Мне приходилось закрывать глаза не только на скуку, но, как во всякой любви, на нечто, что должно было бы ее уничтожить или уменьшить: у Городецких было несколько романов Д’Аннунцио [194] , и я старалась приспособить к ним свои чувства, подавляя здоровую неприязнь. Еще у них были две книги малоизвестных писателей, они перекочевали ко мне и оставались у меня, пока Люка не отобрала их, чтобы подарить кому-то. «Модеста Цамбони» [195] , перевод с немецкого, повествовала о любви заезжего немца к прекрасной, как статуя Венеры, итальянке. Модеста потеряла мужа, забитого в тюрьме фашистами, но она и ее муж не были неимущими революционерами: у них был прекрасный дом и сад, и немец мысленно цитировал Горация: «Благословен дом, из которого открывается прекрасный вид». В книге были и другие античные реминисценции. История кончалась плохо: чтобы своим присутствием не навредить возлюбленной во время обыска, немец убежал и завербовался солдатом в Южную Америку, где его ждала смерть от вредного климата. И его бегство было напрасным, ненужным, все обошлось бы и так. Меня расстраивал плохой конец, мне не нравился герой, он был совсем не пара прекрасной Венере, — как могла она его полюбить? В описании итальянской жизни я заметила иронию: «непрозрачность итальянского меда», «малая душистость итальянского кофе». Но…
194
Д'Аннунцио Габриеле (1863–1938) — итальянский прозаик, поэт и драматург.
195
См.: Герман Г. Модеста Цамбони. Л., 1929.

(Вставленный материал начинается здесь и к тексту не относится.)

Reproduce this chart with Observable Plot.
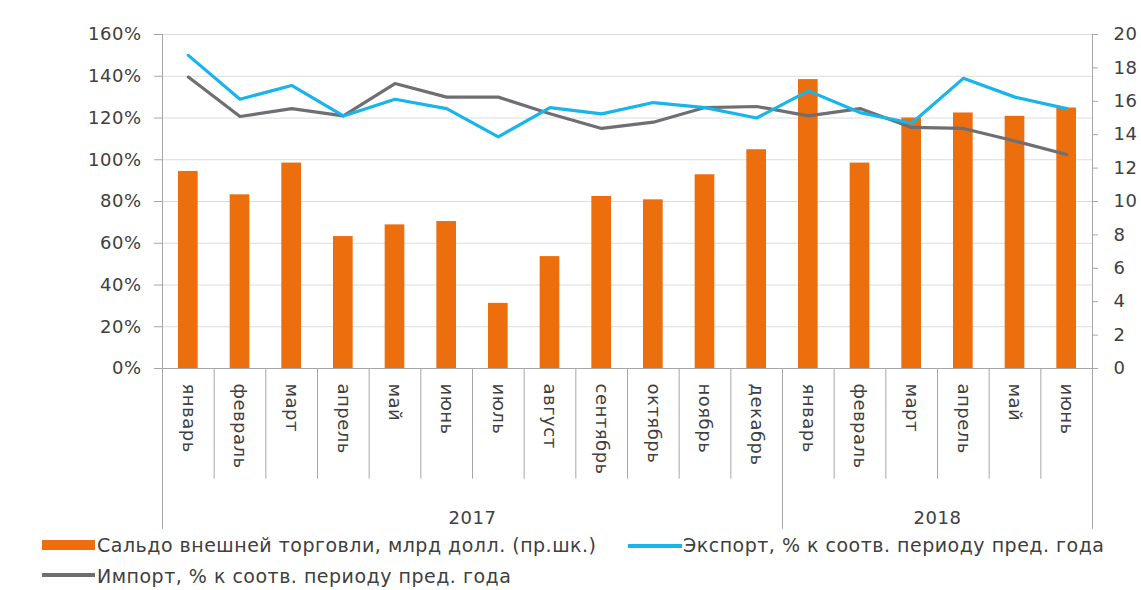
<!DOCTYPE html>
<html>
<head>
<meta charset="utf-8">
<script src="https://cdn.jsdelivr.net/npm/d3@7"></script>
<script src="https://cdn.jsdelivr.net/npm/@observablehq/plot@0.6"></script>
<style>
  html, body { margin: 0; padding: 0; background: #fff; }
  #wrap { position: relative; width: 1141px; height: 590px; font-family: "DejaVu Sans", sans-serif; color: #404040; overflow: hidden; }
  .lg { position: absolute; font-size: 19px; letter-spacing: 0.5px; line-height: 22px; white-space: nowrap; color: #404040; }
  .sw { position: absolute; }
</style>
</head>
<body>
<div id="wrap"></div>
<script>
const months = ["январь","февраль","март","апрель","май","июнь","июль","август","сентябрь","октябрь","ноябрь","декабрь","январь","февраль","март","апрель","май","июнь"];
const years = ["2017","2017","2017","2017","2017","2017","2017","2017","2017","2017","2017","2017","2018","2018","2018","2018","2018","2018"];
const balance = [11.8,10.4,12.3,7.9,8.6,8.8,3.9,6.7,10.3,10.1,11.6,13.1,17.3,12.3,15.0,15.3,15.1,15.6];
const exportPct = [150,129,135.6,121,129,124.5,111,125,122,127.4,125,120,133,122.6,117.5,139,130,124.5];
const importPct = [139.6,120.7,124.5,121,136.5,130,130,122,115,118,125,125.5,121,124.5,115.5,115,109,102.5];
const leftTicks = [0,20,40,60,80,100,120,140,160];
const rightTicks = [0,2,4,6,8,10,12,14,16,18,20];
const legendLabels = ["Сальдо внешней торговли, млрд долл. (пр.шк.)","Экспорт, % к соотв. периоду пред. года","Импорт, % к соотв. периоду пред. года"];

const colors = {bar: "#ec6e0c", exp: "#18b4ec", imp: "#6f6f73", axis: "#a6a6a6", grid: "#dcdcdc", text: "#404040"};
const ratio = 160 / 20; // right axis (0..20) mapped onto left axis (0..160%)

const data = months.map((m, i) => ({i, month: m, year: years[i], balance: balance[i], exp: exportPct[i], imp: importPct[i]}));

// group boundaries
const yearGroups = d3.groups(data, d => d.year).map(([y, arr]) => ({year: y, start: arr[0].i, end: arr[arr.length - 1].i + 1}));
const longSeps = [0, ...yearGroups.map(g => g.end)];
const shortSeps = d3.range(1, months.length).filter(i => !longSeps.includes(i));

const chart = Plot.plot({
  width: 1141,
  height: 535,
  marginTop: 34,
  marginBottom: 167,
  marginLeft: 162,
  marginRight: 49,
  style: {fontFamily: "DejaVu Sans, sans-serif", fontSize: "18px", letterSpacing: "0.5px", color: colors.text, background: "#fff", overflow: "visible"},
  x: {type: "linear", domain: [0, months.length], axis: null},
  y: {domain: [0, 160], axis: null},
  marks: [
    Plot.ruleY(leftTicks.filter(t => t > 0), {stroke: colors.grid, strokeWidth: 1}),
    Plot.rectY(data, {x1: d => d.i, x2: d => d.i + 1, y1: 0, y2: d => d.balance * ratio, fill: colors.bar, insetLeft: 16, insetRight: 16}),
    Plot.line(data, {x: d => d.i + 0.5, y: "imp", stroke: colors.imp, strokeWidth: 3.2}),
    Plot.line(data, {x: d => d.i + 0.5, y: "exp", stroke: colors.exp, strokeWidth: 3.2}),
    // axis lines
    Plot.ruleX([0, months.length], {y1: 0, y2: 160, stroke: colors.axis}),
    Plot.ruleY([0], {stroke: colors.axis}),
    Plot.axisY({anchor: "left", ticks: leftTicks, tickFormat: d => d + "%", tickSize: 8, tickPadding: 13, stroke: colors.axis, fill: colors.text, label: null}),
    Plot.axisY({anchor: "right", ticks: rightTicks.map(t => t * ratio), tickFormat: d => String(d / ratio), tickSize: 5, tickPadding: 16, stroke: colors.axis, fill: colors.text, textAnchor: "start", label: null}),
    // category labels
    Plot.axisX({anchor: "bottom", ticks: d3.range(months.length).map(i => i + 0.5), tickFormat: d => months[Math.floor(d)], tickRotate: 90, tickSize: 0, tickPadding: 15, fill: colors.text, label: null}),
    // separators
    Plot.ruleX(shortSeps, {y1: 0, y2: -53, stroke: colors.axis}),
    Plot.ruleX(longSeps, {y1: 0, y2: -77, stroke: colors.axis}),
    Plot.text(yearGroups, {x: g => (g.start + g.end) / 2, y: -71.5, text: "year", fill: colors.text, fontSize: 18})
  ]
});

const wrap = document.getElementById("wrap");
wrap.appendChild(chart);

function addSwatch(x, y, w, h, color) {
  const s = document.createElement("div");
  s.className = "sw";
  s.style.left = x + "px"; s.style.top = y + "px"; s.style.width = w + "px"; s.style.height = h + "px"; s.style.background = color;
  wrap.appendChild(s);
}
function addLabel(x, y, t) {
  const l = document.createElement("div");
  l.className = "lg";
  l.style.left = x + "px"; l.style.top = y + "px";
  l.textContent = t;
  wrap.appendChild(l);
}
addSwatch(42, 540, 53, 10, colors.bar);
addLabel(97, 534, legendLabels[0]);
addSwatch(628, 544, 54, 4, colors.exp);
addLabel(683, 534, legendLabels[1]);
addSwatch(42, 573, 53, 4, colors.imp);
addLabel(97, 565, legendLabels[2]);
</script>
</body>
</html>
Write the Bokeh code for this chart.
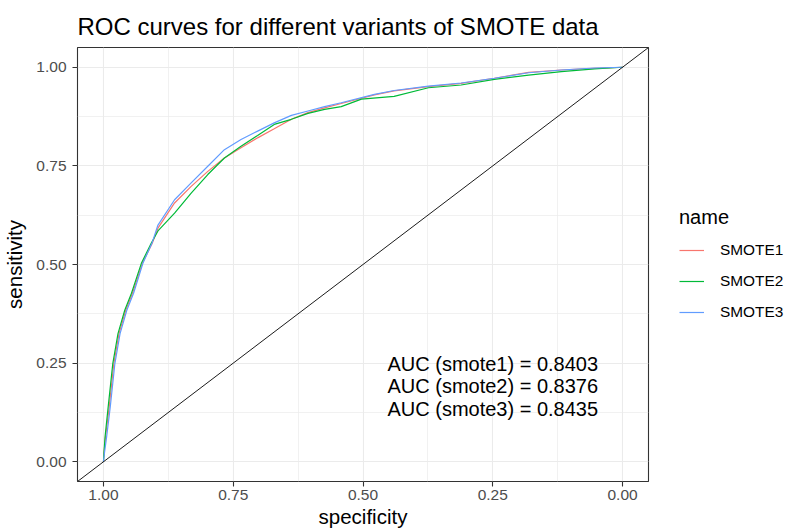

«Сентиментальный бродяга» [196] , перевод с английского, был более искусственен и поэтому не так упоителен. Молодой ученый приехал в итальянский город и в библиотеке занимается историей старинных аристократических семейств. Гуляя, он засыпает около ограды на окраине города, а просыпается в прекрасном саду, где его встречает прекрасная женщина, и у них, «с места в карьер» (как выражалась Мария Федоровна), начинается любовь, которая продолжается неделю или около того и проходит несколько стадий, соответствующих террасам сада: нежность на террасе с белыми цветами, страсть — с красными и т. п. После заключительной стадии — цветы на последней террасе были, кажется, черными, он просыпается около ограды, на том же месте, где заснул неделю назад. Герой тоскует по прекрасной незнакомке, но снова работает в библиотеке, где читает про молодую герцогиню из рода N., красавицу с причудами, владелицу дворца около города, но не догадывается сопоставить прочитанное со случившимся.
196
См.: Серстевенс А. Т. Сентиментальный бродяга. Пг., 1927.